To Stoll, it seems an impossibly long time ago that the county could afford to pay for a major road project with anything other than Tax Increment Financing district proceeds. He recalls that the county plowed some money from the Local Roads and Streets account into construction of a four-lane extension of University Parkway, extending it from Marx Road up to Diamond Avenue. The project was finished in 2012.

Stoll can hardly imagine the county coming up with the hundreds of thousands of dollars that would be required annually to match federal aid for the Kansas Road project. The notion seems preposterous.

"There's just not a consistent revenue stream to be able to do a project like that from start to finish -- if federal money was available," he said.

Tax Increment Financing district money is a brighter subject for the veteran roads planner.

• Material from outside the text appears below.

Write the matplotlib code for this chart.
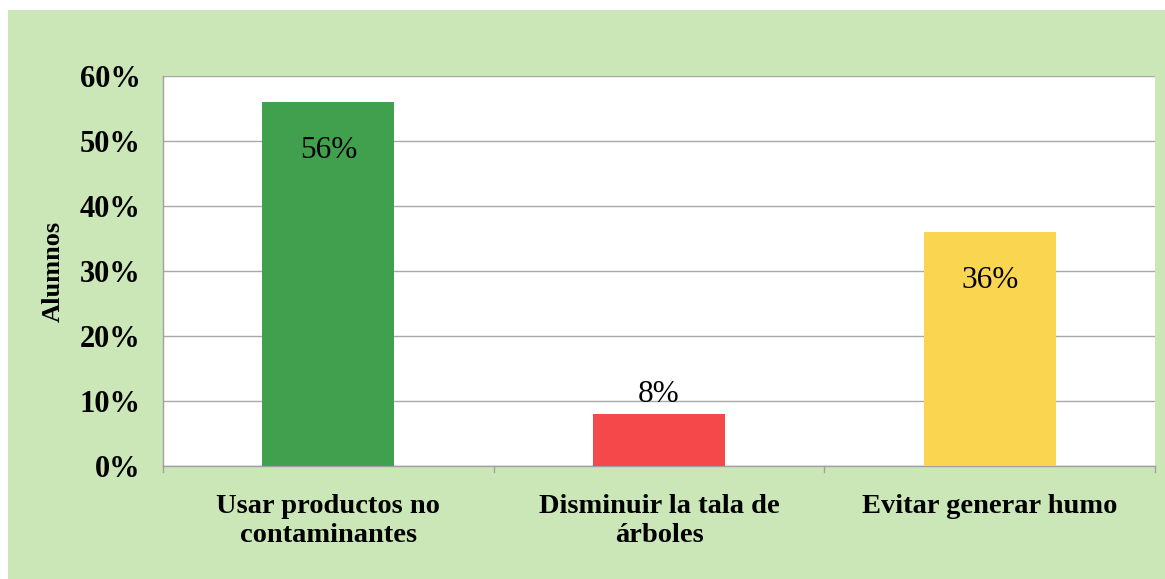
import matplotlib
matplotlib.use("Agg")
import matplotlib.pyplot as plt
from matplotlib.patches import Rectangle
import numpy as np

categories = ["Usar productos no\ncontaminantes", "Disminuir la tala de\nárboles", "Evitar generar humo"]
values = [56, 8, 36]
value_labels = ["56%", "8%", "36%"]
label_inside = [True, False, True]
bar_colors = ["#40a04e", "#f4484a", "#fad650"]
yticks = [0, 10, 20, 30, 40, 50, 60]
ytick_labels = ["0%", "10%", "20%", "30%", "40%", "50%", "60%"]
ylabel = "Alumnos"

W, H = 1165, 579
fig = plt.figure(figsize=(W / 100, H / 100), dpi=100)
fig.patch.set_facecolor("white")

# light green chart background panel
fig.patches.append(Rectangle((8 / W, 0), 1 - 8 / W, (H - 10) / H,
                             transform=fig.transFigure, facecolor="#cbe7b8",
                             edgecolor="none", zorder=0))

ax = fig.add_axes([163 / W, (H - 466) / H, 992 / W, 390 / H])
ax.set_facecolor("white")
ax.set_zorder(1)

serif = ["Liberation Serif", "DejaVu Serif"]

x = np.arange(len(categories))
ax.bar(x, values, width=0.4, color=bar_colors, zorder=3)
ax.set_xlim(-0.5, len(categories) - 0.5)
ax.set_ylim(0, 60)

ax.set_yticks(yticks)
ax.set_yticklabels(ytick_labels, family=serif, fontsize=22, fontweight="bold")
ax.tick_params(axis="y", length=0, pad=16)
ax.yaxis.grid(True, color="#a8a8a8", linewidth=1.0, zorder=0)

ax.set_xticks(x)
ax.set_xticklabels(categories, family=serif, fontsize=20.5, fontweight="bold",
                   linespacing=1.2)
ax.tick_params(axis="x", length=0, pad=20)
# category boundary ticks
for b in np.arange(-0.5, len(categories), 1.0):
    ax.plot([b, b], [0, -0.9], color="#a0a0a0", linewidth=1.0,
            clip_on=False, zorder=2)

for s in ["top", "right"]:
    ax.spines[s].set_visible(False)
for s in ["left", "bottom"]:
    ax.spines[s].set_color("#a0a0a0")
    ax.spines[s].set_linewidth(1.0)

ax.set_ylabel(ylabel, family=serif, fontsize=19, fontweight="bold", labelpad=11)

for xi, v, lab, inside in zip(x, values, value_labels, label_inside):
    if inside:
        ax.text(xi, v - 7.5, lab, ha="center", va="center", family=serif,
                fontsize=22.5, zorder=4)
    else:
        ax.text(xi, v + 3.0, lab, ha="center", va="center", family=serif,
                fontsize=22.5, zorder=4)

fig.savefig("out.png", dpi=100, facecolor=fig.get_facecolor())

TIF districts, as they are called, are funded by a portion of property tax payments by businesses within the districts. They are widely regarded as Vanderburgh County's most stable funding source for roads projects.

The county has used TIF money to pay for most of its recent major road reconstruction projects. That's how it funds the ongoing project to rebuild Green River Road's northern sections. The 2014-15 reconstruction of Green River from Surrey Way to Kansas was paid for with nearly $6 million from the Burkhardt-Green River TIF district, which occupies much of eastern Vanderburgh County and areas north of the Lloyd Expressway.

The TIF district's coffers are bulging with cash -- $18.2 million, much of which is committed to the Green River project.

Casting about for a way to break out of the funding constraints he faces, Stoll checked with county attorneys to see whether TIF district money could be used to pay for Kansas Road's 57-to-Petersburg section. It couldn't. The road isn't located in a TIF district.

Stoll knew that, he said. But when you need the money, you check anyway.

"I wanted to make sure there wasn't any provision in the TIF laws that would allow TIF money to be used there," he said.